-- start of PROVIDED DATA --

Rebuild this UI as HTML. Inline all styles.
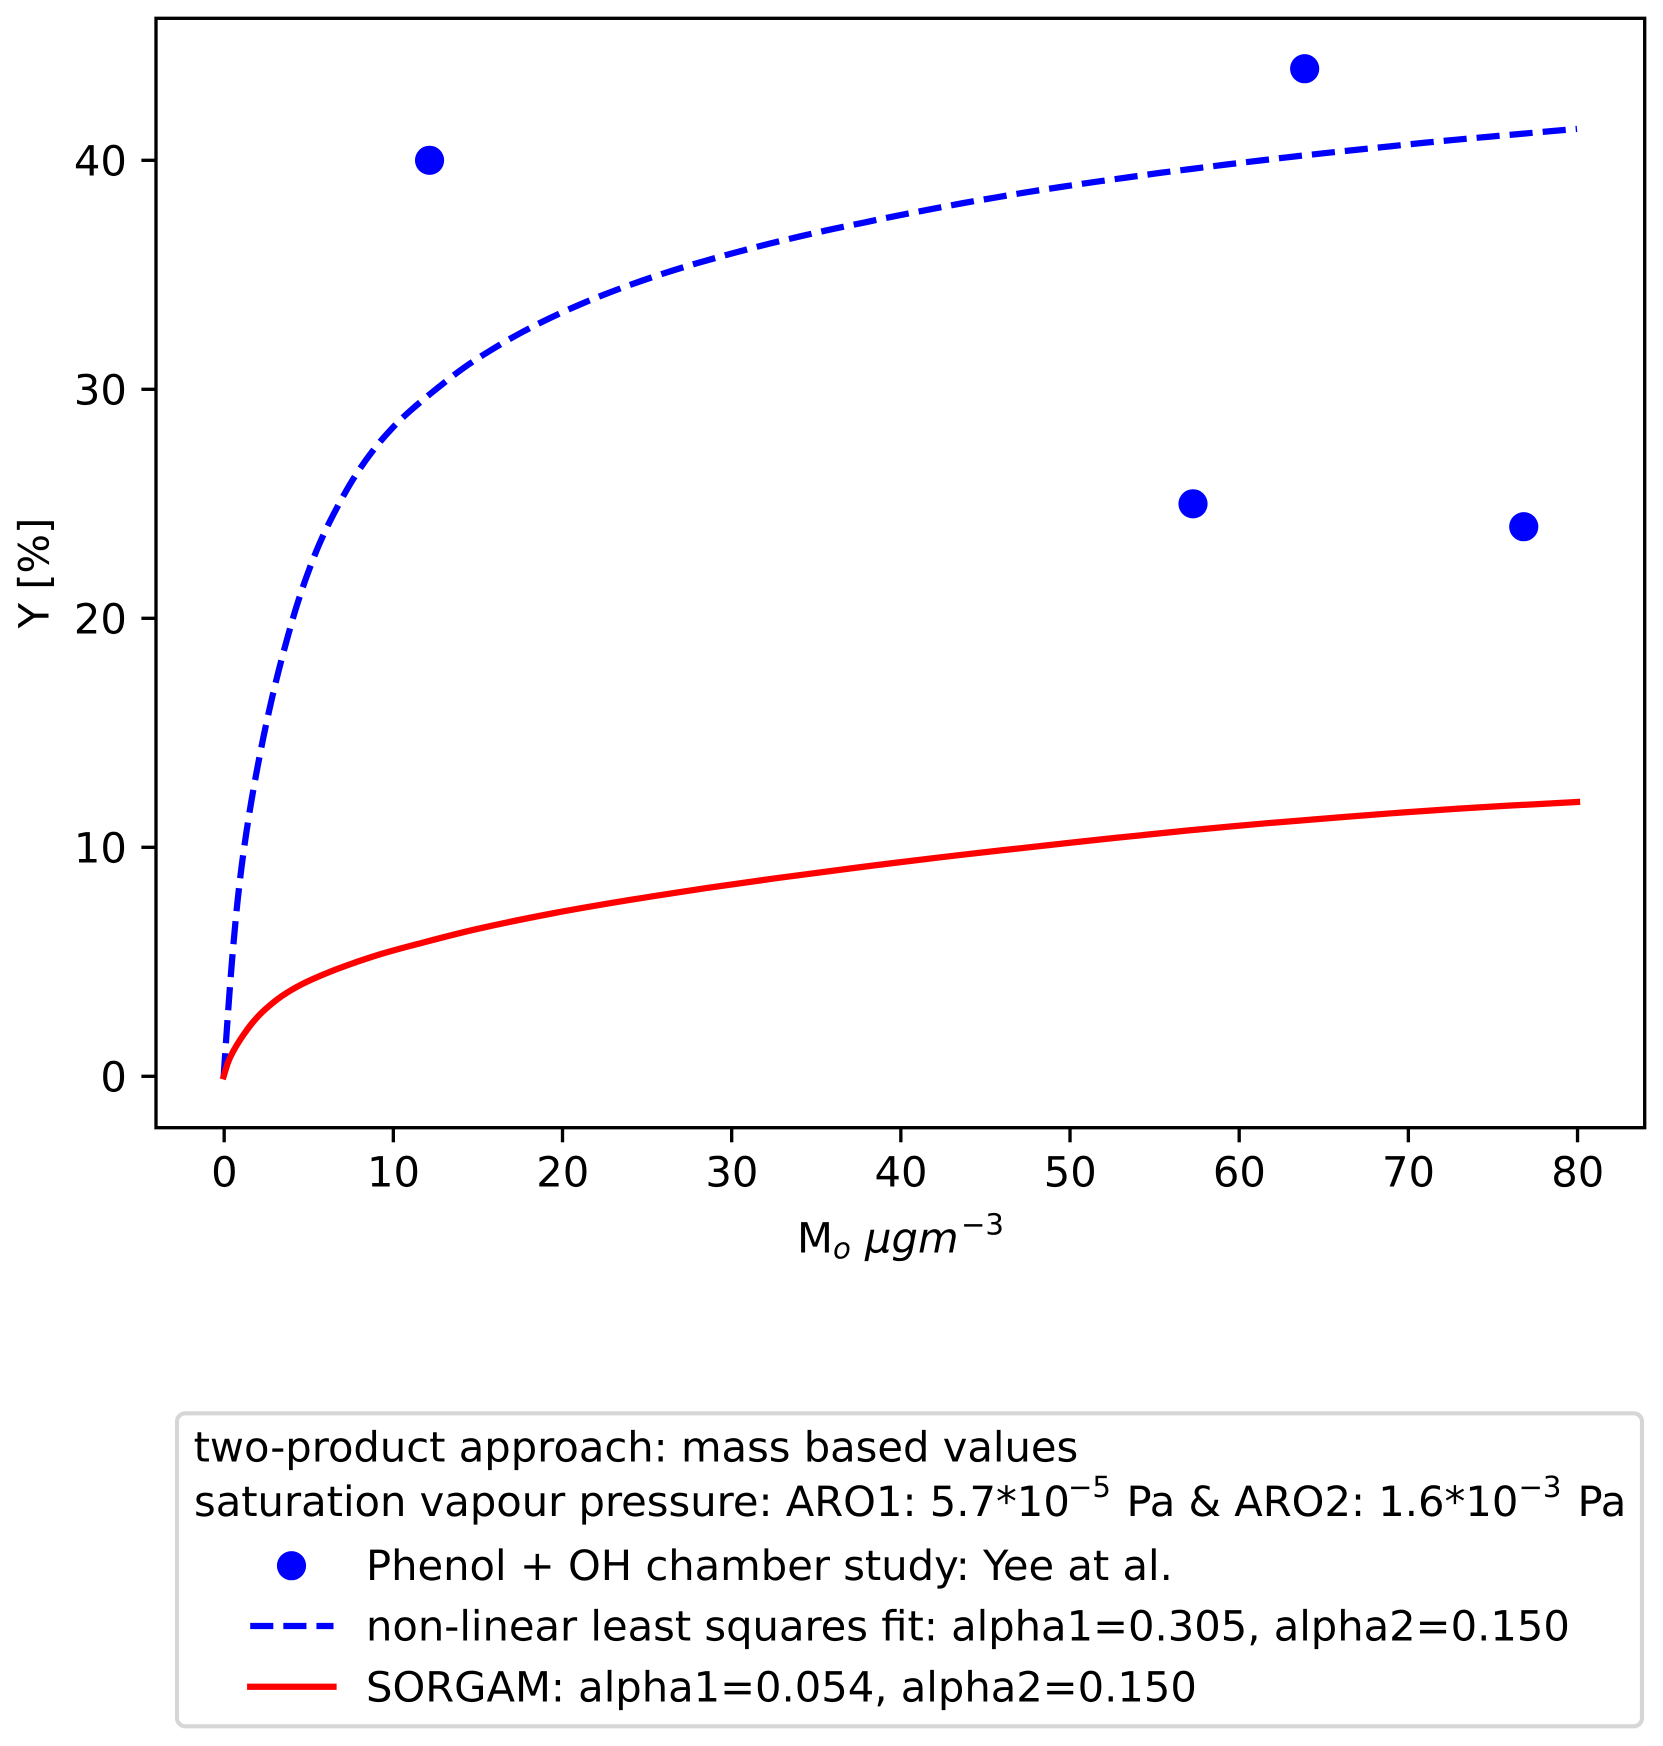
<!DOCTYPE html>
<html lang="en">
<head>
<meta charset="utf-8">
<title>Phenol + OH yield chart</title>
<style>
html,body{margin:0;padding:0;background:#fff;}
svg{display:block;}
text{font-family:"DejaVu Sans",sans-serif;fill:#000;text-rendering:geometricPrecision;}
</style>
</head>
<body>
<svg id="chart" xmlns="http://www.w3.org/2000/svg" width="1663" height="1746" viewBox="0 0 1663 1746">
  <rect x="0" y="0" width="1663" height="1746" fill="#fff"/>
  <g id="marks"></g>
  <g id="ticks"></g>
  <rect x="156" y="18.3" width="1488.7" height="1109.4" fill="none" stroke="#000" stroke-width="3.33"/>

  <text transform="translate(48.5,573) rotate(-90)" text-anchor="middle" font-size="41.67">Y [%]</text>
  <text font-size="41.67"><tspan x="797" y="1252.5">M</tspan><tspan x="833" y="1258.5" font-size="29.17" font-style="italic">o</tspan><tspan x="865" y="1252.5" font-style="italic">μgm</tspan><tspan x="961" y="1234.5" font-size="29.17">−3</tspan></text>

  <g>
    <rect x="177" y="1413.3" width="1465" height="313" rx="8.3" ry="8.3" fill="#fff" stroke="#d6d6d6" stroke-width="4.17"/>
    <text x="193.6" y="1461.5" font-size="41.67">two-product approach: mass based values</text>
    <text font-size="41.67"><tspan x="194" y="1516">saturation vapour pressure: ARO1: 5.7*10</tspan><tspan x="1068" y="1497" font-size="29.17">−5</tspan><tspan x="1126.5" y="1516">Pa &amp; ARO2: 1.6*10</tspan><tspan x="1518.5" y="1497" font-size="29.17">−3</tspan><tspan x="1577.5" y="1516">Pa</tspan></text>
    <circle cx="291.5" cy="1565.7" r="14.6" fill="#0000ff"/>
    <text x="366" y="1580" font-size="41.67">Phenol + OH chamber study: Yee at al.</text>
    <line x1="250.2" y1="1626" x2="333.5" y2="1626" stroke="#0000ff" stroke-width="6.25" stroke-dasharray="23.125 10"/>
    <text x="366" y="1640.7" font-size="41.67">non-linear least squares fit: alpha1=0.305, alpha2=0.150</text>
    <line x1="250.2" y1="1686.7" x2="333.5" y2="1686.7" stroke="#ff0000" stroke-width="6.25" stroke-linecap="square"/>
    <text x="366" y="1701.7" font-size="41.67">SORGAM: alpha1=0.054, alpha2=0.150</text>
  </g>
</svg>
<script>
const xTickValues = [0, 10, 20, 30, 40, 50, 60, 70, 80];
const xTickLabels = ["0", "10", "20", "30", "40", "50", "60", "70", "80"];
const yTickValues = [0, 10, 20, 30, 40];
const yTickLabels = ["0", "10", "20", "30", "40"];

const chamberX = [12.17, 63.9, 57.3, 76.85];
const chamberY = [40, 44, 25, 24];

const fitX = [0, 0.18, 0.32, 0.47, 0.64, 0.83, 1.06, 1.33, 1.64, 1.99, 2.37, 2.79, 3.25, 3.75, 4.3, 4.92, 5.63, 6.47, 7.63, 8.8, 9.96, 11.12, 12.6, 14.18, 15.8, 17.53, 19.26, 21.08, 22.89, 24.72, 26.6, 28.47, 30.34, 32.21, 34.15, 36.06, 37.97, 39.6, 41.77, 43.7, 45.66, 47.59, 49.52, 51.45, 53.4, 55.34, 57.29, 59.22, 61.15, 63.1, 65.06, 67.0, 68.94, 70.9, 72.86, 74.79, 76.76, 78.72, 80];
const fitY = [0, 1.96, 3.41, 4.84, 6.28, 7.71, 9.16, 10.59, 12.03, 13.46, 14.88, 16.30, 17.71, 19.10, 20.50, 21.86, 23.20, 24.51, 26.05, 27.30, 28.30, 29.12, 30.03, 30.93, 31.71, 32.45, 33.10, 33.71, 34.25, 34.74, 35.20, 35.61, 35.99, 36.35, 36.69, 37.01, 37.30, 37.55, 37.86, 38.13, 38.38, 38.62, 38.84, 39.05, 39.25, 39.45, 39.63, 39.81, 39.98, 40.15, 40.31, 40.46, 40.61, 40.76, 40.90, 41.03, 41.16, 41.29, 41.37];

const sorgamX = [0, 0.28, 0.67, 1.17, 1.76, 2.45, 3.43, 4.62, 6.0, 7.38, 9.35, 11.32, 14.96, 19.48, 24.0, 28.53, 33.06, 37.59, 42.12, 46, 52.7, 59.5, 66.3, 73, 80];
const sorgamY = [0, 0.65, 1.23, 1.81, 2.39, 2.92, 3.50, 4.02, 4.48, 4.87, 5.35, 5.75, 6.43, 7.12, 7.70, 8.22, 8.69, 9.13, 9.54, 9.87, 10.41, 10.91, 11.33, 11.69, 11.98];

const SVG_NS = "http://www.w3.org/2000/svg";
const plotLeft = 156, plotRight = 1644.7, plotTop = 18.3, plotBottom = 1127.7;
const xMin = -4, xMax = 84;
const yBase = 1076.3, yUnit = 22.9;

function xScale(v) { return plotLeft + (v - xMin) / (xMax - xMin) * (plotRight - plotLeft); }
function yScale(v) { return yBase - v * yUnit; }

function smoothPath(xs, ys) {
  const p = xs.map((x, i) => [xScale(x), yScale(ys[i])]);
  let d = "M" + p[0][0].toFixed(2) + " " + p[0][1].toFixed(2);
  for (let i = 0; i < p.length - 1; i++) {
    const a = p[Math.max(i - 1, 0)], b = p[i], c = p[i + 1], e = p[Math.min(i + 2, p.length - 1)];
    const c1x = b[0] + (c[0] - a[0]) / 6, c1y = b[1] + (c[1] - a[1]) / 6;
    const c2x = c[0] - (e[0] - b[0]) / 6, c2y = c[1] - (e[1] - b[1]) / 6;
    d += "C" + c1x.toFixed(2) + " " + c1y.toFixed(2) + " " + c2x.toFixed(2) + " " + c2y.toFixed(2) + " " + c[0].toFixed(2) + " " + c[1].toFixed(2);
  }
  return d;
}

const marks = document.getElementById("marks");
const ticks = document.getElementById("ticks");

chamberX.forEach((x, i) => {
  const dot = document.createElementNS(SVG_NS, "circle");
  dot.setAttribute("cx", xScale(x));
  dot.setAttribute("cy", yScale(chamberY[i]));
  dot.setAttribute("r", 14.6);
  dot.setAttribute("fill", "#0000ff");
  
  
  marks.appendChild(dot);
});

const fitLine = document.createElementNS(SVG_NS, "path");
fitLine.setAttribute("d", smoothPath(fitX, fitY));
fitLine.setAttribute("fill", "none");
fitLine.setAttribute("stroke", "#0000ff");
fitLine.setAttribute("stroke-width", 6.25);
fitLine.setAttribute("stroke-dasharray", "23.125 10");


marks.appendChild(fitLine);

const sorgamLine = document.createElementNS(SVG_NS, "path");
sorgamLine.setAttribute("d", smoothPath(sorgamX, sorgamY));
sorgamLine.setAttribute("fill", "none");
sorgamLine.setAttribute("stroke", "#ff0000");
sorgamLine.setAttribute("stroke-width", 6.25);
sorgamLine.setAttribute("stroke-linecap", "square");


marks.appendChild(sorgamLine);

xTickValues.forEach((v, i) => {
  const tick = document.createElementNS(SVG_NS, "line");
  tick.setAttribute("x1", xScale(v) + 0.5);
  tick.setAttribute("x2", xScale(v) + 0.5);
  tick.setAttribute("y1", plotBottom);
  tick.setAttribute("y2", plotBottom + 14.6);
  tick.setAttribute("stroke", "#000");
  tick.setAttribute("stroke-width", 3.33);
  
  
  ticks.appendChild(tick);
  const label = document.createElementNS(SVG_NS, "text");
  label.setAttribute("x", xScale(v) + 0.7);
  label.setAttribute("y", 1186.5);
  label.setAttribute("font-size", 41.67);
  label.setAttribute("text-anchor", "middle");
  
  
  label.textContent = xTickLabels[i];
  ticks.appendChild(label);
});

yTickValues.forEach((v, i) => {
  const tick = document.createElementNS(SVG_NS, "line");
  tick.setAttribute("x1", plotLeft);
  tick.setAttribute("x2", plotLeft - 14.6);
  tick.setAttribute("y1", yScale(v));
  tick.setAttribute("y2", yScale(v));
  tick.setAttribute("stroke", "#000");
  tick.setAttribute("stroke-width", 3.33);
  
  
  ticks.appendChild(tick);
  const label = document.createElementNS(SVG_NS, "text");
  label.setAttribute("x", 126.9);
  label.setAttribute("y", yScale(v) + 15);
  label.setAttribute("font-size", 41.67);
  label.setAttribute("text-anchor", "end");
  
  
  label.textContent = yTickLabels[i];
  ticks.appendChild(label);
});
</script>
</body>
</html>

-- end of PROVIDED DATA --
-- start of PROVIDED DATA --

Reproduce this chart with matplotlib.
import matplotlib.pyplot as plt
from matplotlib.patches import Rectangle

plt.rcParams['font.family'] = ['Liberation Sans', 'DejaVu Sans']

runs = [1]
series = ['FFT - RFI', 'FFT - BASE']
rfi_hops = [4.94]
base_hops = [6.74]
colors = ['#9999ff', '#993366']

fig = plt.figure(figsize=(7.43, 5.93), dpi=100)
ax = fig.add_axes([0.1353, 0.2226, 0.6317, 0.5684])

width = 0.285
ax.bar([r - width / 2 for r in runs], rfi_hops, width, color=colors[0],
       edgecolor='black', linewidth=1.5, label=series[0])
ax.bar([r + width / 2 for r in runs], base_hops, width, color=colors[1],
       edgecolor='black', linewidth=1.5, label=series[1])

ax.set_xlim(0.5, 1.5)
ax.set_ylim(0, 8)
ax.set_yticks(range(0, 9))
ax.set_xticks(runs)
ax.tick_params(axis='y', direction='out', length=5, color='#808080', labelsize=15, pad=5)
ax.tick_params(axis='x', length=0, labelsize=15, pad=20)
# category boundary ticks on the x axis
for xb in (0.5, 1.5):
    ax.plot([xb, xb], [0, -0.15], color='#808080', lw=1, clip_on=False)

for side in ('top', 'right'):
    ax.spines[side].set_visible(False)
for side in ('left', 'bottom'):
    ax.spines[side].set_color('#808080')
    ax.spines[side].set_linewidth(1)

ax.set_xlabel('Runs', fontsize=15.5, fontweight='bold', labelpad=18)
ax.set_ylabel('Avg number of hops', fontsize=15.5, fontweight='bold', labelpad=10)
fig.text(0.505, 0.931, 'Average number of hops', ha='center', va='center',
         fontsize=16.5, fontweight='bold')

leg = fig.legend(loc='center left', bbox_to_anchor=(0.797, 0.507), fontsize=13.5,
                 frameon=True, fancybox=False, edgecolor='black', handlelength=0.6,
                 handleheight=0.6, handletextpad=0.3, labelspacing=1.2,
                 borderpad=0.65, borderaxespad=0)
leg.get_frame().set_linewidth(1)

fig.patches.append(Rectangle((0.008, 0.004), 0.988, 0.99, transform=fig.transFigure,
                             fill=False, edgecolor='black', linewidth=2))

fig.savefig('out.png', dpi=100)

-- end of PROVIDED DATA --

__PROBLEM DETAILS__
Reproduce exactly the lines from the one containing "Reproduce this chart with matplotlib." through the one containing "ax = fig.add_axes([0.1353, 0.2226, 0.6317, 0.5684])", inclusive, and nothing else.

__EXERCISE SOLUTION__
Reproduce this chart with matplotlib.
import matplotlib.pyplot as plt
from matplotlib.patches import Rectangle

plt.rcParams['font.family'] = ['Liberation Sans', 'DejaVu Sans']

runs = [1]
series = ['FFT - RFI', 'FFT - BASE']
rfi_hops = [4.94]
base_hops = [6.74]
colors = ['#9999ff', '#993366']

fig = plt.figure(figsize=(7.43, 5.93), dpi=100)
ax = fig.add_axes([0.1353, 0.2226, 0.6317, 0.5684])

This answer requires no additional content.